THE INAUGURATION:
By Lynne Duke
Washington Post Staff Writer
THE WASHINGTON POST
JANUARY 20, 1989
Washington Post Staff Writer
The place dubbed "peace park"
by demonstrators, where homeless
people recline during the day and
watch the world go by, has been
seized by the inaugural machine. Its
perimeter is ringed with fencing
and bleachers that are 13 rows
high. Miles and miles of cable snake
along its brick walkways.
Its lawns are jam packed with 32
trailers for the media, the National
Park Service, U.S. Park Police, the
telephone company, construction
crews and a commissary. And tourists fill the sidewalks around the
park, gawking at the sights of the
nation's capital, including the men,
women and children who have no
place to call home.
Homeless people flock to the
park, several said, because they feel
a sense of belonging with the people
there, including the perennial protesters against such things as war, the arms race and pollution.

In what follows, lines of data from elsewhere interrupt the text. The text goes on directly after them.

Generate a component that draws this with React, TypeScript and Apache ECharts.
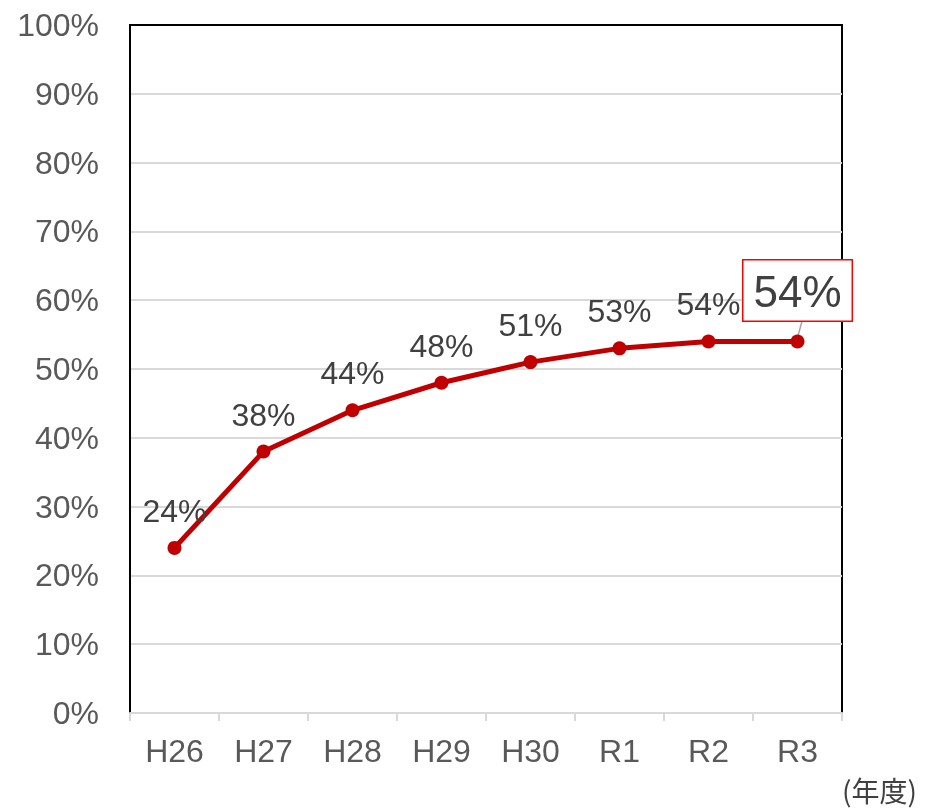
import React, { useEffect, useRef } from "react";
import * as echarts from "echarts";

const categories = ["H26", "H27", "H28", "H29", "H30", "R1", "R2", "R3"];
const values = [24, 38, 44, 48, 51, 53, 54, 54];
const yTicks = [0, 10, 20, 30, 40, 50, 60, 70, 80, 90, 100];
const unitLabel = "(年度)";

export default function App() {
  const ref = useRef<HTMLDivElement>(null);
  useEffect(() => {
    if (!ref.current) return;
    const chart = echarts.init(ref.current, null, { renderer: "svg" });
    const font = "Arial, 'Liberation Sans', sans-serif";
    const last = values.length - 1;
    chart.setOption({
      animation: false,
      grid: {
        left: 130,
        right: 91,
        top: 25,
        bottom: 97,
        show: true,
        borderColor: "#000",
        borderWidth: 2,
      },
      xAxis: [
        {
          type: "category",
          data: categories,
          boundaryGap: true,
          axisLine: { show: true, lineStyle: { color: "#d9d9d9", width: 2 } },
          axisTick: { show: true, length: 8, lineStyle: { color: "#d9d9d9", width: 2 } },
          axisLabel: { color: "#595959", fontSize: 32, fontFamily: font, margin: 22 },
          z: 5,
        },
      ],
      yAxis: [
        {
          type: "value",
          min: yTicks[0],
          max: yTicks[yTicks.length - 1],
          interval: 10,
          axisLine: { show: true, lineStyle: { color: "#000", width: 2 } },
          axisTick: { show: false },
          splitLine: { showMaxLine: false, showMinLine: false, lineStyle: { color: "#d9d9d9", width: 2 } },
          axisLabel: {
            color: "#595959",
            fontSize: 32,
            fontFamily: font,
            margin: 31,
            formatter: "{value}%",
          },
          z: 5,
        },
      ],
      series: [
        {
          type: "line",
          data: values.map((v, i) =>
            i === last
              ? {
                  value: v,
                  label: {
                    fontSize: 44,
                    color: "#404040",
                    borderColor: "#ff0000",
                    borderWidth: 1.5,
                    backgroundColor: "#fff",
                    padding: [9, 10, 7, 10],
                    distance: 14,
                  },
                  labelLayout: { dx: 4, dy: -1 },
                }
              : v
          ),
          lineStyle: { color: "#c00000", width: 5 },
          itemStyle: { color: "#c00000" },
          symbol: "circle",
          symbolSize: 14,
          label: {
            show: true,
            position: "top",
            distance: 14,
            fontSize: 32,
            color: "#404040",
            fontFamily: font,
            formatter: "{c}%",
          },
          z: 10,
        },
      ],
    });
    const p = chart.convertToPixel({ xAxisIndex: 0, yAxisIndex: 0 }, [categories[last], values[last]]) as number[];
    const topY = chart.convertToPixel({ yAxisIndex: 0 }, yTicks[yTicks.length - 1]) as number;
    chart.setOption({
      graphic: [
        {
          type: "text",
          left: 842,
          top: 776,
          style: { text: unitLabel, fontSize: 28, fill: "#404040", fontFamily: "'Noto Sans CJK JP', sans-serif" },
        },
        {
          type: "line",
          shape: { x1: 129, y1: topY, x2: 843, y2: topY },
          style: { stroke: "#000", lineWidth: 2 },
          z: 50,
        },
        {
          type: "line",
          shape: { x1: p[0], y1: p[1] - 4, x2: p[0] + 5, y2: p[1] - 22 },
          style: { stroke: "#a6a6a6", lineWidth: 1.5 },
          z: 1,
        },
      ],
    });
    return () => chart.dispose();
  }, []);
  return <div ref={ref} style={{ position: "fixed", left: 0, top: 0, width: 933, height: 810 }} />;
}
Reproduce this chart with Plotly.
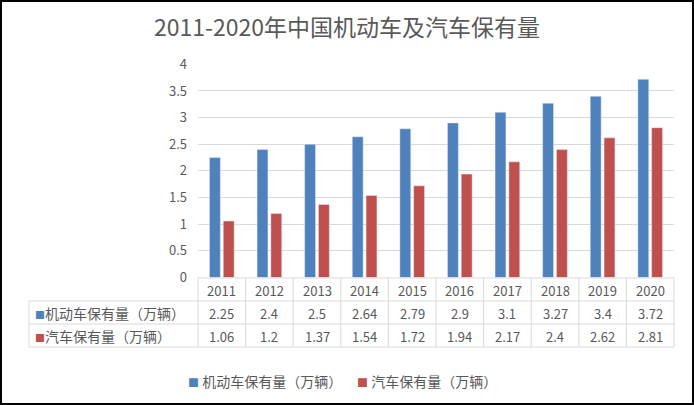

Their access to the park, however, has been curtailed during the
last few weeks as inaugural preparations have intensified. They have
been allowed only on the park's
northeastern fringe. Today, they
will be fenced in there, in an area
set aside for demonstrators.
"I finally put it in perspective,
said a peace demonstrator who calls
himself Song. "We're being bleachered to death."